I was too young to know, but I am sure she was seeing something that was not the yard with its dirt and wooden fence; something I would never know, that only she could see. My thoughts were on the candies and making a choice. “I’ll take one of them.” The old woman turned and looked at me as if seeing me for the first time. I pushed the penny toward her across the glass top of the counter and she rose and looked down to where I pointed. Beside the chocolates there was another cardboard box. It held long limp whips of licorice. It was these long whips of licorice that I was pointing at. The old women opened the case and gave me a single black whip. She took my penny and, dropping it into a cigar box, sat back down and renewed her staring at some old memories out the rear window of her mind. Without looking back at the other candy or the woman, I walked out into the bright street and I went toward the curbing. In the gutter, a small clear stream of water, a residue of the recent rain, floated a cigarette wrapper to the storm grating at the distant corner. I began walking carefully along the curb’s jutting edge; a slip now became a thousand-foot fall into the river raging below me.
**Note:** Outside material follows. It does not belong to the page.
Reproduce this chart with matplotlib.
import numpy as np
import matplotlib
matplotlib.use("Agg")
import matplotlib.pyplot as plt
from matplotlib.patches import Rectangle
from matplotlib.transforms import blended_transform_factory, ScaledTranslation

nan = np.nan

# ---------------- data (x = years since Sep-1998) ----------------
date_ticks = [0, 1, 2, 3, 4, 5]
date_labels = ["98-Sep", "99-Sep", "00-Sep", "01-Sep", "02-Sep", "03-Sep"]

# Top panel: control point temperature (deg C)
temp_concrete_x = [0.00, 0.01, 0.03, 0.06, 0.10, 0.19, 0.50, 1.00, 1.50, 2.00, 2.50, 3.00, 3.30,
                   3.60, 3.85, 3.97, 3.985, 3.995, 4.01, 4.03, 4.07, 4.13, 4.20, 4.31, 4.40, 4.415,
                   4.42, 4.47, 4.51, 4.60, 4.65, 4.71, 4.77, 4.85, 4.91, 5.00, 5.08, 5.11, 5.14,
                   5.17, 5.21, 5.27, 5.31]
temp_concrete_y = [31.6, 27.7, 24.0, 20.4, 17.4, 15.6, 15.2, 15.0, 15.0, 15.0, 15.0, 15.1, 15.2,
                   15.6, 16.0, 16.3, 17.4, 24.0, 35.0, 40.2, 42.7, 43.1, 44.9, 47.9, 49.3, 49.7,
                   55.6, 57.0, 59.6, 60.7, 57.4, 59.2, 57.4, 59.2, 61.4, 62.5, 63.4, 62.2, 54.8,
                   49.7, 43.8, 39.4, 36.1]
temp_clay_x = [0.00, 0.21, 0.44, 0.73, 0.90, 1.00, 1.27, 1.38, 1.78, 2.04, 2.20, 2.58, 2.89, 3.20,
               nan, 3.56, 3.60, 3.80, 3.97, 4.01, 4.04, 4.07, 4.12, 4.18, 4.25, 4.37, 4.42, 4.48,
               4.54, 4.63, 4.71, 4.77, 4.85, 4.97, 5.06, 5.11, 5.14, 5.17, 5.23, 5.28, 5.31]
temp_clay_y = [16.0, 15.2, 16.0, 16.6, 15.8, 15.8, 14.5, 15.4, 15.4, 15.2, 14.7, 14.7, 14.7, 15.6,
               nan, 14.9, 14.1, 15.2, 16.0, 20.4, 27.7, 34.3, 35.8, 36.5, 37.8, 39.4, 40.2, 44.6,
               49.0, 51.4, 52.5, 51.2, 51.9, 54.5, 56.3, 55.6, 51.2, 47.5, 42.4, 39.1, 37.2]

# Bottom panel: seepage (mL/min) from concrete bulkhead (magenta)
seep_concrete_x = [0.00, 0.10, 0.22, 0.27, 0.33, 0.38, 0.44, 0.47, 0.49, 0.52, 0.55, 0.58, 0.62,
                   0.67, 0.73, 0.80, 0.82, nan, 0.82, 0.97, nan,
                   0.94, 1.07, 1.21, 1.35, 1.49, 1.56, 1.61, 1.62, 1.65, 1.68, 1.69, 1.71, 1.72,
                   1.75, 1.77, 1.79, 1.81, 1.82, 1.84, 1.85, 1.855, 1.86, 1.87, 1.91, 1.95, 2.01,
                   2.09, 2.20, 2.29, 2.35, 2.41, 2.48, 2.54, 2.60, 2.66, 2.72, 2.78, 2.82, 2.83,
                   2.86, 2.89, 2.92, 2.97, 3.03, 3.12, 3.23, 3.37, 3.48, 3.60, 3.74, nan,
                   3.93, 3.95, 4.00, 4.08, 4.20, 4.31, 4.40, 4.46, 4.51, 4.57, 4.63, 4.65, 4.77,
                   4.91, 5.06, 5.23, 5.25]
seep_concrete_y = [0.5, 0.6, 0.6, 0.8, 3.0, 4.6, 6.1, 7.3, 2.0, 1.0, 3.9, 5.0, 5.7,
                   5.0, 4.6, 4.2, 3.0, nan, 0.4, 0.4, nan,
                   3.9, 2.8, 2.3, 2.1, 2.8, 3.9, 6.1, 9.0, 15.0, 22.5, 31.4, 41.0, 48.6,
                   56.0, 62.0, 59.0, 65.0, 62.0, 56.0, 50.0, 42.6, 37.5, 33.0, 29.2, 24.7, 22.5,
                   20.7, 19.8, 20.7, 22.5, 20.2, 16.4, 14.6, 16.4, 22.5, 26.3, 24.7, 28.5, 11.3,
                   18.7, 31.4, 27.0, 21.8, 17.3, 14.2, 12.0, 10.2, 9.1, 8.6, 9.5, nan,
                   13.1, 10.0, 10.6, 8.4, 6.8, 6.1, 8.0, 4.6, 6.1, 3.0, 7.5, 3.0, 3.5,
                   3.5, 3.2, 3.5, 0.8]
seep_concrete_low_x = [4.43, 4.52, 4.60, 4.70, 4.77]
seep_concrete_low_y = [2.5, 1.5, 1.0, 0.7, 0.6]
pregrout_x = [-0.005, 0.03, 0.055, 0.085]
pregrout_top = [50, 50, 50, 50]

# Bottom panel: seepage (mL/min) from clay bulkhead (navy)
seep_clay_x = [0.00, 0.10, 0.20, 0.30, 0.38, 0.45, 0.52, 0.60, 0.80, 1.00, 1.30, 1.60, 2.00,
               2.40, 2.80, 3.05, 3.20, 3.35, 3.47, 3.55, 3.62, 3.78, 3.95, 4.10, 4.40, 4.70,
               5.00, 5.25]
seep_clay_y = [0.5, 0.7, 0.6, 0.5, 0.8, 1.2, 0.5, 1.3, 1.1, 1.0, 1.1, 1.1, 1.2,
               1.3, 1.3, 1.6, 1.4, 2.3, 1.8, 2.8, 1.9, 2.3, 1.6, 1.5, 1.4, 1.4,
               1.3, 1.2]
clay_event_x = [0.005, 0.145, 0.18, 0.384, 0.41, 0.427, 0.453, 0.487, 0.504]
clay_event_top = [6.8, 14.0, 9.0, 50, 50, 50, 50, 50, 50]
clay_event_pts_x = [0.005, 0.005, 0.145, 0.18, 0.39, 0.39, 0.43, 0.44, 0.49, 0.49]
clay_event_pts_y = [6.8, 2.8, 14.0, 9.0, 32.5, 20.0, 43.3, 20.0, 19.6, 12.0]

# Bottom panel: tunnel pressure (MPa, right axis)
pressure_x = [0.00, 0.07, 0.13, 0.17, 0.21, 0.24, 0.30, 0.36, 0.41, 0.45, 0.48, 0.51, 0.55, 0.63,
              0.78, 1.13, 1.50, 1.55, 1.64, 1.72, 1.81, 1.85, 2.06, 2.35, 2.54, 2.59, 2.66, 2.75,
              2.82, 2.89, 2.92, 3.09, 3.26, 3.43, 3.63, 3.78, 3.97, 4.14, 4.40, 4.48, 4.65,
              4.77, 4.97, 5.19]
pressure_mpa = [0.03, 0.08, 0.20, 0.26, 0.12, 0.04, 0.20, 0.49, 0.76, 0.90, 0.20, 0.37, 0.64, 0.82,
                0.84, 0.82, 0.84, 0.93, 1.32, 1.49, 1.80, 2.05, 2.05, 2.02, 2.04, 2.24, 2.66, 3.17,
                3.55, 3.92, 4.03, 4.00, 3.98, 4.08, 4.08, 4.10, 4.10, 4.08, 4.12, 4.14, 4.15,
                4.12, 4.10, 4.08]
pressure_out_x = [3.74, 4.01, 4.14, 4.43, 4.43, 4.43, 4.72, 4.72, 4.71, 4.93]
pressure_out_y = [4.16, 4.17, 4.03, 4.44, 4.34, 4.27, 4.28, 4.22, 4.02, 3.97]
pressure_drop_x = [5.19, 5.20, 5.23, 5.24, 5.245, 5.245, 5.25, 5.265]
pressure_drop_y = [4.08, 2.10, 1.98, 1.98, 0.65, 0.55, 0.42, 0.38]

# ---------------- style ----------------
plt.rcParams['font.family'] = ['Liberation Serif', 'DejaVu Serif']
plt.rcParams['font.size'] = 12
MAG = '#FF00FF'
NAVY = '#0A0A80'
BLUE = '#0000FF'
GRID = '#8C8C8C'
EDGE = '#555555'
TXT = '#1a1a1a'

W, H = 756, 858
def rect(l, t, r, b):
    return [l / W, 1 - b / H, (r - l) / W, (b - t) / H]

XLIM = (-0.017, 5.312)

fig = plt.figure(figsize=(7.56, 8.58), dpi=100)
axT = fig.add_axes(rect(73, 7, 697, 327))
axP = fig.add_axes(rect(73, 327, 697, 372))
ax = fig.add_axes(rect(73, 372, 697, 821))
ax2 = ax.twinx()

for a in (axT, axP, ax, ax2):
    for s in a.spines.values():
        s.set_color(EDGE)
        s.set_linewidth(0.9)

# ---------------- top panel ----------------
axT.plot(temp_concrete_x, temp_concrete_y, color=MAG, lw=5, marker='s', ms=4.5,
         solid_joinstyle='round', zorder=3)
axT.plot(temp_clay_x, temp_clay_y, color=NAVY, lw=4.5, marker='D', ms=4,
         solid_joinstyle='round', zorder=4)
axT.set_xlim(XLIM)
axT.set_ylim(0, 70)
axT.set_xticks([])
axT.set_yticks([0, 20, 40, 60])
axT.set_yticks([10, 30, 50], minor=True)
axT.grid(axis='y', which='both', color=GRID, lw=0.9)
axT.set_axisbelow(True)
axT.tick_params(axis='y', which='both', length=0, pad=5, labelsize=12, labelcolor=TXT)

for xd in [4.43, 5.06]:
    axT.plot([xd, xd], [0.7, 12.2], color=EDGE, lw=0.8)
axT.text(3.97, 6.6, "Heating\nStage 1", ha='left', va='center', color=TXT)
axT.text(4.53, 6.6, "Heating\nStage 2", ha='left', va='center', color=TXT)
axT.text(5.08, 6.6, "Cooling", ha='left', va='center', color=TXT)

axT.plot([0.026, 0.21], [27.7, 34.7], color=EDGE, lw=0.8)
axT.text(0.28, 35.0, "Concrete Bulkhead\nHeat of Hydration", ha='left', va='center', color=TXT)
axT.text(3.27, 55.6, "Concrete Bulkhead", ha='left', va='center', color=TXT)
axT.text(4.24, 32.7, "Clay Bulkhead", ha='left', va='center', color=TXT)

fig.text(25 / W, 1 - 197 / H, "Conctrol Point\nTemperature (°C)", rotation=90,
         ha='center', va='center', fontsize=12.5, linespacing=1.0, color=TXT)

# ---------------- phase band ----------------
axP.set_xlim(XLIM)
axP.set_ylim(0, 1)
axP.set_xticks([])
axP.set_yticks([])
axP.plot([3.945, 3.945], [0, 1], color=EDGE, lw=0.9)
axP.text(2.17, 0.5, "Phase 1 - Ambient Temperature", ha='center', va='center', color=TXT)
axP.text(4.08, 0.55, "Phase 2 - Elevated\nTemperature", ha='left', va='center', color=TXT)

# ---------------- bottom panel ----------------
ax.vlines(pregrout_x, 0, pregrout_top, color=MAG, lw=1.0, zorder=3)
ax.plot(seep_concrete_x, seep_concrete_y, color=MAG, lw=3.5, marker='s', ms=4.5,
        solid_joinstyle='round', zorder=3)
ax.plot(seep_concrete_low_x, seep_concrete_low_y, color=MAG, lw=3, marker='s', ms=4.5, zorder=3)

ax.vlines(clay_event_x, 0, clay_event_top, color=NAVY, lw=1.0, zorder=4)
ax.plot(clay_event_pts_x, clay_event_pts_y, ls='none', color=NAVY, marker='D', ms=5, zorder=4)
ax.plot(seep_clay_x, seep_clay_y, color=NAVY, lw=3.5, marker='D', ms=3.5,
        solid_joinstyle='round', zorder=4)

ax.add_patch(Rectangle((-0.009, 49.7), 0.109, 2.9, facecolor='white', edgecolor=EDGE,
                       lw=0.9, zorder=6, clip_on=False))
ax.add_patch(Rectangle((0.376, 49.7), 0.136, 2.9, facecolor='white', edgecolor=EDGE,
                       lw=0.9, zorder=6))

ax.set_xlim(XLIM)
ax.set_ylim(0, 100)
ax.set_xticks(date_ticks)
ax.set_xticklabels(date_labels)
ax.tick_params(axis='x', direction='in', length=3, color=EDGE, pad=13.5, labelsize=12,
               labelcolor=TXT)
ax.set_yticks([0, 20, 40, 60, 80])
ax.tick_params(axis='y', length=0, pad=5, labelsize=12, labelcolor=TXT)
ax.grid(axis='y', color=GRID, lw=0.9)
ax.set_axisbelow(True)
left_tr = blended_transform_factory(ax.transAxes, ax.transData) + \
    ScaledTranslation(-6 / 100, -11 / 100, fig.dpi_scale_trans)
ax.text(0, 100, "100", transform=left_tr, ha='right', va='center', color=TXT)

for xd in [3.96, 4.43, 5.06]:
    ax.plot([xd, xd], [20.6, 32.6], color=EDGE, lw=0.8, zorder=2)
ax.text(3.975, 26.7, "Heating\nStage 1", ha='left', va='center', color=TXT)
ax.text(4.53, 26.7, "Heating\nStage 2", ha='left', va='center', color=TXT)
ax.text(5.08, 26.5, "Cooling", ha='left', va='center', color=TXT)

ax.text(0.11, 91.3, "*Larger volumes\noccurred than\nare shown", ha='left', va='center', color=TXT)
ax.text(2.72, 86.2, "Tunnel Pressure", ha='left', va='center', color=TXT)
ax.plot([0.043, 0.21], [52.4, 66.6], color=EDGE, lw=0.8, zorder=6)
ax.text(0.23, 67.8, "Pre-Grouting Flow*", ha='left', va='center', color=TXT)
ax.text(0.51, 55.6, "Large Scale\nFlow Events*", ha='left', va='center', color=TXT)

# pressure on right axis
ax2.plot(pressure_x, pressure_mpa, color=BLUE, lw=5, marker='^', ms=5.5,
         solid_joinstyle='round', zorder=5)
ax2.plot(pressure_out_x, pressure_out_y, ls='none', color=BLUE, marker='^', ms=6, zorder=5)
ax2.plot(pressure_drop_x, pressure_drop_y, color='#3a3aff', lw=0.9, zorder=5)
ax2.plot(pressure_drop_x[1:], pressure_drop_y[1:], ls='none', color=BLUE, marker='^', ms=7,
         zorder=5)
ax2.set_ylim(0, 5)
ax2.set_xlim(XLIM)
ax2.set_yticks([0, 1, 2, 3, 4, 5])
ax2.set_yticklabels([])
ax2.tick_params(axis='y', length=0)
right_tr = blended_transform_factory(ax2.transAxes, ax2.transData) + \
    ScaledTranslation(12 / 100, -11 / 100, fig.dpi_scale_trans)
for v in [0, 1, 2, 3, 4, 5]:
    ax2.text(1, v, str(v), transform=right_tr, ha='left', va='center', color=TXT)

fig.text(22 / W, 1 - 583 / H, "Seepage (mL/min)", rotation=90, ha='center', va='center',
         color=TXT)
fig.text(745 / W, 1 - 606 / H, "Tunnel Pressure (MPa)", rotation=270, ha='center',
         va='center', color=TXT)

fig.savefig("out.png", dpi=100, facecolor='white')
I bit my lip in concentration and watched as I carefully placed my feet along the thin stone, the licorice waving from one of my outstretched arms. I didn’t think anymore of the old woman -- only of the blue- gray granite curbing, of my balanced, swaying body, and the sun sweet smell of the late shower in the bright spring air.
This was long ago, but I can still smell that tangy air and see the blue-gray granite curbing. Like my daughter walking on the beach, like the momentary red hue of the sunset last night, that view, that long ago chip will always be with me.